▸ Requirements: The lines to extract run from the first line of the material below to the line containing "minimum width=8.92cm, minimum", both included; leave the pictures behind.

▸ Information shown:
^^^^^^^^

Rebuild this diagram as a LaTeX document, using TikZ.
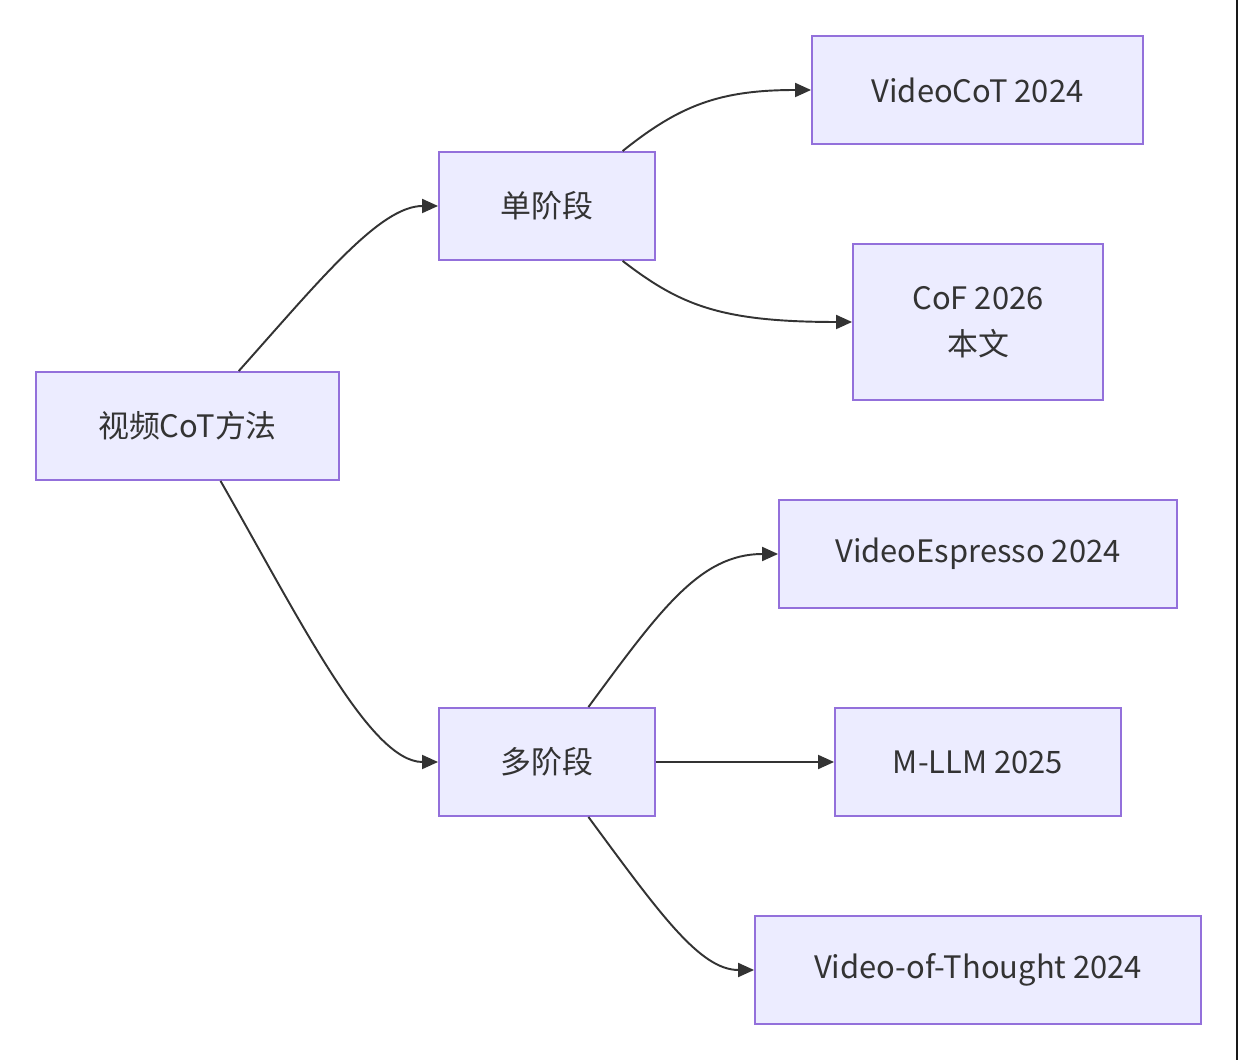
\documentclass[tikz,border=0pt]{standalone}
\usepackage{fontspec}
\setmainfont{Noto Sans CJK SC}
\usetikzlibrary{arrows.meta, positioning}
\definecolor{boxfill}{HTML}{ECECFF}
\definecolor{boxline}{HTML}{9370DB}
\definecolor{edgeline}{HTML}{333333}

\begin{document}
\begin{tikzpicture}[x=0.02cm, y=-0.02cm,
    box/.style={rectangle, draw=boxline, fill=boxfill, line width=1.1pt, text=edgeline,
      align=center, inner sep=0pt, font=\fontsize{17.6}{26.5}\selectfont},
    arr/.style={draw=edgeline, line width=1.1pt, -{Triangle[length=3.2mm, width=2.8mm]}}]
  \useasboundingbox (0, 0) rectangle (1238, 1060);

  % nodes
  \node[box, minimum width=6.06cm, minimum height=2.16cm] (root) at (187.5, 426) {视频CoT方法};
  \node[box, minimum width=4.32cm, minimum height=2.16cm] (single) at (547, 206) {单阶段};
  \node[box, minimum width=4.32cm, minimum height=2.16cm] (multi) at (547, 762) {多阶段};

  \node[box, minimum width=6.62cm, minimum height=2.16cm] (videocot) at (977.5, 90) {VideoCoT 2024};
  \node[box, minimum width=5.0cm, minimum height=3.12cm] (cof) at (978, 322) {CoF 2026\\本文};
  \node[box, minimum width=7.96cm, minimum height=2.16cm] (espresso) at (978, 554) {VideoEspresso 2024};
  \node[box, minimum width=5.72cm, minimum height=2.16cm] (mllm) at (978, 762) {M-LLM 2025};
  \node[box, minimum width=8.92cm, minimum height=2.16cm] (vot) at (978, 970) {Video-of-Thought 2024};

  % edges
  \draw[arr] (root.47) .. controls (320, 280) and (380, 206) .. (single.west);
  \draw[arr] (root.-59) .. controls (300, 620) and (370, 762) .. (multi.west);

  \draw[arr] (single.36.5) .. controls (680, 105) and (720, 90) .. (videocot.west);
  \draw[arr] (single.-36.5) .. controls (680, 305) and (720, 322) .. (cof.west);

  \draw[arr] (multi.53) .. controls (660, 610) and (700, 554) .. (espresso.west);
  \draw[arr] (multi.east) -- (mllm.west);
  \draw[arr] (multi.-53) .. controls (660, 914) and (700, 970) .. (vot.west);

  % right border
  \draw[color=black!90, line width=1.2pt] (1237, 0) -- (1237, 1060);
\end{tikzpicture}
\end{document}
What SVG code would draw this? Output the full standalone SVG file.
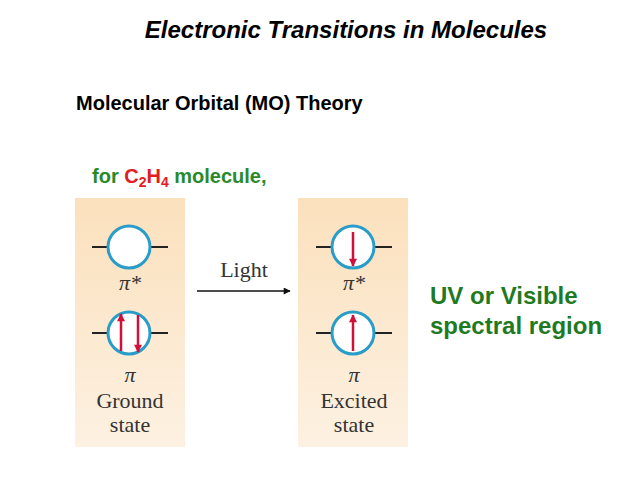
<svg xmlns="http://www.w3.org/2000/svg" width="638" height="479" viewBox="0 0 638 479">
<style>
.t{font-family:"Liberation Sans",Arial,sans-serif;font-weight:bold}
.s{font-family:"Liberation Serif","Times New Roman",serif;font-size:22px;fill:#333;text-anchor:middle}
.orb{fill:#fff;stroke:#2a9cc8;stroke-width:3}
.lvl{stroke:#222;stroke-width:2}
.e{stroke:#d0103a;stroke-width:2.5;fill:none}
</style>
<defs>
<linearGradient id="g" x1="0" y1="0" x2="0" y2="1"><stop offset="0" stop-color="#fbe0bc"/><stop offset="1" stop-color="#fdf1e2"/></linearGradient>
<marker id="ah" viewBox="0 0 10 10" refX="9" refY="5" markerWidth="10" markerHeight="8" orient="auto" markerUnits="userSpaceOnUse"><path d="M0,0L10,5L0,10z" fill="#d0103a"/></marker>
<marker id="la" viewBox="0 0 10 10" refX="9" refY="5" markerWidth="10" markerHeight="7" orient="auto" markerUnits="userSpaceOnUse"><path d="M0,0L10,5L0,10z" fill="#111"/></marker>
</defs>
<rect width="638" height="479" fill="#fff"/>
<text class="t" x="346" y="38" font-size="24" font-style="italic" text-anchor="middle">Electronic Transitions in Molecules</text>
<text class="t" x="76" y="110" font-size="20">Molecular Orbital (MO) Theory</text>
<text class="t" x="92" y="183" font-size="20" fill="#2a8a2a">for <tspan fill="#e02020">C<tspan font-size="14" dy="4">2</tspan><tspan dy="-4">H</tspan><tspan font-size="14" dy="4">4</tspan></tspan><tspan dy="-4"> molecule,</tspan></text>
<g id="ground">
<rect x="75" y="198" width="110" height="249" fill="url(#g)"/>
<line class="lvl" x1="92" y1="247" x2="168" y2="247"/><circle class="orb" cx="129" cy="247" r="21"/>
<line class="lvl" x1="92" y1="333" x2="168" y2="333"/><circle class="orb" cx="129" cy="333" r="21"/>
<line class="e" x1="121" y1="351" x2="121" y2="314" marker-end="url(#ah)"/>
<line class="e" x1="138" y1="315" x2="138" y2="352" marker-end="url(#ah)"/>
<text class="s" x="130" y="290" font-style="italic">π*</text>
<text class="s" x="130" y="382" font-style="italic">π</text>
<text class="s" x="130" y="408">Ground</text>
<text class="s" x="130" y="432">state</text>
</g>
<g id="excited">
<rect x="298" y="198" width="110" height="249" fill="url(#g)"/>
<line class="lvl" x1="316" y1="247" x2="392" y2="247"/><circle class="orb" cx="353" cy="247" r="21"/>
<line class="lvl" x1="316" y1="333" x2="392" y2="333"/><circle class="orb" cx="353" cy="333" r="21"/>
<line class="e" x1="353" y1="232" x2="353" y2="266" marker-end="url(#ah)"/>
<line class="e" x1="353" y1="351" x2="353" y2="315" marker-end="url(#ah)"/>
<text class="s" x="354" y="290" font-style="italic">π*</text>
<text class="s" x="354" y="382" font-style="italic">π</text>
<text class="s" x="354" y="408">Excited</text>
<text class="s" x="354" y="432">state</text>
</g>
<g id="connectors">
<line x1="197" y1="291" x2="290" y2="291" stroke="#111" stroke-width="1.5" marker-end="url(#la)"/>
<text class="s" x="244" y="277">Light</text>
</g>
<text class="t" x="430" y="304" font-size="24" fill="#1f7a1f">UV or Visible</text>
<text class="t" x="430" y="334" font-size="24" fill="#1f7a1f">spectral region</text>
</svg>
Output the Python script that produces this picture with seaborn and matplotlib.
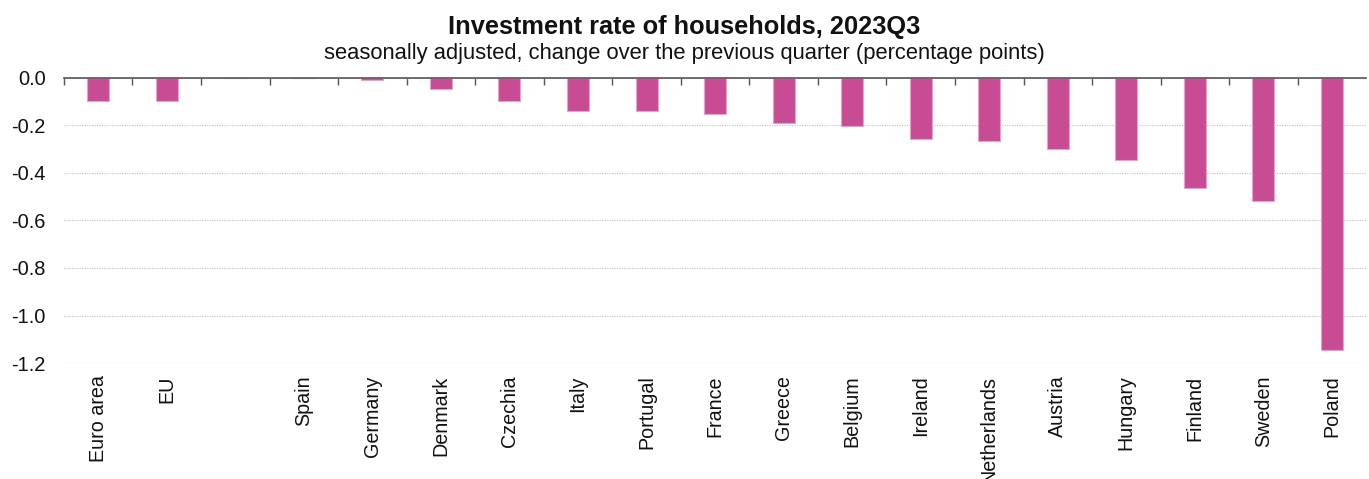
import pandas as pd
import matplotlib
matplotlib.use("Agg")
import matplotlib.pyplot as plt
from matplotlib.ticker import FixedLocator, MultipleLocator
import seaborn as sns

# Data (blank slot separates aggregates from countries)
countries = ["Euro area", "EU", " ", "Spain", "Germany", "Denmark", "Czechia", "Italy",
             "Portugal", "France", "Greece", "Belgium", "Ireland", "Netherlands",
             "Austria", "Hungary", "Finland", "Sweden", "Poland"]
change_pp = [-0.10, -0.10, 0.0, 0.0, -0.01, -0.05, -0.10, -0.14,
             -0.14, -0.155, -0.19, -0.205, -0.26, -0.265,
             -0.30, -0.345, -0.465, -0.52, -1.145]

df = pd.DataFrame({"country": countries, "value": change_pp})

sns.set_theme(style="white")
plt.rcParams["font.family"] = ["Liberation Sans", "DejaVu Sans"]

fig = plt.figure(figsize=(13.69, 4.79), dpi=100)
ax = fig.add_axes([0.0467, 0.242, 0.9513, 0.596])

sns.barplot(data=df, x="country", y="value", color="#C84C94", width=0.32,
            edgecolor="#E8A0CC", linewidth=0.8, saturation=1, ax=ax)

ax.set_xlim(-0.5, len(countries) - 0.5)
ax.set_ylim(-1.2, 0)
ax.yaxis.set_major_locator(MultipleLocator(0.2))
ax.set_yticklabels([f"{t:.1f}" for t in ax.get_yticks()])
ax.set_xlabel("")
ax.set_ylabel("")

# dotted horizontal gridlines
ax.grid(axis="y", linestyle=(0, (1, 1)), color="#c8c8c8", linewidth=0.9)
ax.set_axisbelow(True)

for s in ["left", "right", "bottom"]:
    ax.spines[s].set_visible(False)
ax.spines["top"].set_color("#555555")
ax.spines["top"].set_linewidth(1.2)

# tick marks between categories on the zero line
ax.xaxis.set_minor_locator(FixedLocator([i - 0.5 for i in range(len(countries))]))
ax.tick_params(axis="x", which="minor", top=True, bottom=False, direction="in",
               length=5, width=1, color="#555555")
ax.tick_params(axis="x", which="major", length=0, pad=9, labelsize=14.2, rotation=90,
               labelcolor="#111111")
ax.tick_params(axis="y", length=0, pad=13, labelsize=14.4, labelcolor="#111111")

fig.text(0.5, 0.944, "Investment rate of households, 2023Q3", ha="center", va="center",
         fontsize=18.3, fontweight="bold", color="#111111")
fig.text(0.5, 0.889, "seasonally adjusted, change over the previous quarter (percentage points)",
         ha="center", va="center", fontsize=15.8, color="#111111")

fig.savefig("out.png", dpi=100)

^^^^^^^^

▸ Complete answer:
Rebuild this diagram as a LaTeX document, using TikZ.
\documentclass[tikz,border=0pt]{standalone}
\usepackage{fontspec}
\setmainfont{Noto Sans CJK SC}
\usetikzlibrary{arrows.meta, positioning}
\definecolor{boxfill}{HTML}{ECECFF}
\definecolor{boxline}{HTML}{9370DB}
\definecolor{edgeline}{HTML}{333333}

\begin{document}
\begin{tikzpicture}[x=0.02cm, y=-0.02cm,
    box/.style={rectangle, draw=boxline, fill=boxfill, line width=1.1pt, text=edgeline,
      align=center, inner sep=0pt, font=\fontsize{17.6}{26.5}\selectfont},
    arr/.style={draw=edgeline, line width=1.1pt, -{Triangle[length=3.2mm, width=2.8mm]}}]
  \useasboundingbox (0, 0) rectangle (1238, 1060);

  % nodes
  \node[box, minimum width=6.06cm, minimum height=2.16cm] (root) at (187.5, 426) {视频CoT方法};
  \node[box, minimum width=4.32cm, minimum height=2.16cm] (single) at (547, 206) {单阶段};
  \node[box, minimum width=4.32cm, minimum height=2.16cm] (multi) at (547, 762) {多阶段};

  \node[box, minimum width=6.62cm, minimum height=2.16cm] (videocot) at (977.5, 90) {VideoCoT 2024};
  \node[box, minimum width=5.0cm, minimum height=3.12cm] (cof) at (978, 322) {CoF 2026\\本文};
  \node[box, minimum width=7.96cm, minimum height=2.16cm] (espresso) at (978, 554) {VideoEspresso 2024};
  \node[box, minimum width=5.72cm, minimum height=2.16cm] (mllm) at (978, 762) {M-LLM 2025};
  \node[box, minimum width=8.92cm, minimum height=2.16cm] (vot) at (978, 970) {Video-of-Thought 2024};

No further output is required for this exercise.